While the plot derives from le Fanu’s Carmilla the real content comes from Freud and from 1970s sexual politics. The lesbian vampire movies of the 70s are often seen as a response to feminism and the sexual liberation of women, and they’re often seen as a hostile response to these developments. This film is much too complex and much too ambiguous to be dismissed in such a manner. There is definitely a very clear conflict between the sexes going on in this film, but it’s impossible to be certain where Aranda’s sympathies lie or where he intends the audience’s sympathies to lie. Mostly we see things from the point of view of the female characters (literally in one case in a strangely surreal homage to Carl Dreyer’s classic 1931 Vampyr). But nothing is clear-cut. The husband seems to have a sadistic streak, both in a sexual and in an emotional sense, but it’s not clear that Susan is an entirely unwilling partner in this area. At one point (after a very disturbing and superbly filmed sequence in a dovecote) Carol confronts her with this, telling her that, “You like it when he hurts you.” But does she really? Possibly she does, but then she also seems repelled by sex altogether. Is it love that he feels for her husband, or is it hate? Or is it both? Does she know which it is?

Using vampirism as a metaphor for sex is certainly by no means unusual, but I can’t think of another movie that links vampirism with specifically female sexuality in such a string and such an effective manner. It’s also significant that both Carol and Susan are undergoing what could be seen as a traumatic rite of passage, in Carol’s case from girlhood to womanhood, and in Susan’s case marriage, and since Susan is a virgin at the time of her marriage both rites of passage can be considered to be signalled by blood.

Perhaps the most interesting thing of all about this movie is that even the element of vampirism is subject to doubt. There’s no absolute certainty that anything supernatural is taking place. This raises fascinating questions about the ending (and I’m not going to reveal any details about the ending) and in fact can radically change one’s interpretation of not just the ending but also crucially one’s interpretation of the reactions of the male characters to what they think is going on. The real monsters may not be those who appear monstrous, and the extreme violence of the response of the men may be the actions of heroic fighters against monstrous evil, or totally unjustified paranoia in the face of the reality of female sexuality. There is very definitely a sense of a threat to male power, but I think it would be a mistake to assume that the movie is coming down on the side of embattled male power. It's also not clear if Carmilla is perceived as a threat to the established order because she's a lesbian vampire, or simply because she's a lesbian, and while the men in the movie do perceive her as a very real and very dangerous threat, it's by no mean certain that Aranda intends us to accept this as a valid or reasonable fear. This movie doesn't explicitly explain anything, but gives out lots of tantalising hints, and then makes us doubt what we thought we were seeing. There's a scene involving Alexandra Bastedo that calls into question almost everything that has gone before.

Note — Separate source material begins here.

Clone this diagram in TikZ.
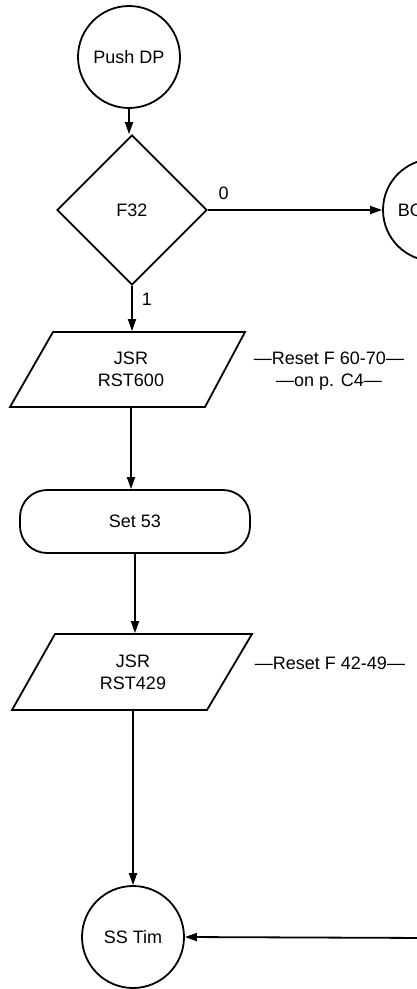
\documentclass[tikz,border=0pt]{standalone}
\usepackage{fontspec}
\setmainfont{Liberation Sans}
\usetikzlibrary{shapes.geometric,arrows.meta,calc}
\begin{document}
\begin{tikzpicture}[x=1pt,y=-1pt,line width=1.8pt,
  every node/.style={font=\fontsize{18}{22}\selectfont},
  arr/.style={-{Triangle[length=12pt,width=8pt]}},
  conn/.style={draw,circle,minimum size=102pt,inner sep=0pt},
  decis/.style={draw,diamond,minimum width=150pt,minimum height=150pt,inner sep=0pt},
  procbox/.style={minimum width=150pt,inner sep=0pt,align=center},
  termbox/.style={draw,rounded corners=27pt,minimum width=230pt,minimum height=63pt,inner sep=0pt},
  note/.style={align=center},
  lbl/.style={inner sep=0pt}]
\useasboundingbox (0,0) rectangle (417,989);
\clip (0,0) rectangle (417,989);

\node[conn] (push) at (129,57) {Push DP};
\node[decis] (dia) at (132,210) {F32};
\node[conn] (bo) at (434,210) {};
\node[lbl,anchor=west] (botext) at (397,210) {BO};

\draw (53,332) -- (245,332) -- (205,407) -- (10,407) -- cycle;
\node[procbox,minimum height=75pt] (p1) at (131,369.5) {JSR\\RST600};
\node[note] (n1) at (329,371) {—Reset F 60-70—\\—on p. C4—};

\node[termbox] (set) at (135,521.5) {Set 53};

\draw (55,634) -- (252,634) -- (207,710) -- (12,710) -- cycle;
\node[procbox,minimum height=76pt] (p2) at (133,672) {JSR\\RST429};
\node[note] (n2) at (330,663) {—Reset F 42-49—};

\node[conn] (sst) at (133,937) {SS Tim};
\coordinate (inR) at (430,938);

\draw[arr] (push.south) -- (push.south |- dia.north);
\draw[arr] (dia.east) -- (bo.west) node[lbl,pos=0.09,above=9pt] (l0) {0};
\draw[arr] (dia.south) -- (dia.south |- p1.north) node[lbl,pos=0.3,right=9pt] (l1) {1};
\draw[arr] (p1.south) -- (p1.south |- set.north);
\draw[arr] (set.south) -- (set.south |- p2.north);
\draw[arr] (p2.south) -- (p2.south |- sst.north);
\draw[arr] (inR) -- (sst.east);
\end{tikzpicture}
\end{document}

It’s not as self-consciously arty as some of the female vampire movies of its era, but it does have some wonderful visual sequences. The acting is generally solid, with Alexandra Bastedo (well-known to cult TV fans as Sharron Macready from The Champions) making a rather effective Carmilla. All the actors manage to give performances that add to the atmosphere of doubt and uncertainty. This is an example of 70s eurohorror at its best, an intelligent and highly entertaining movie, and very much worth seeing.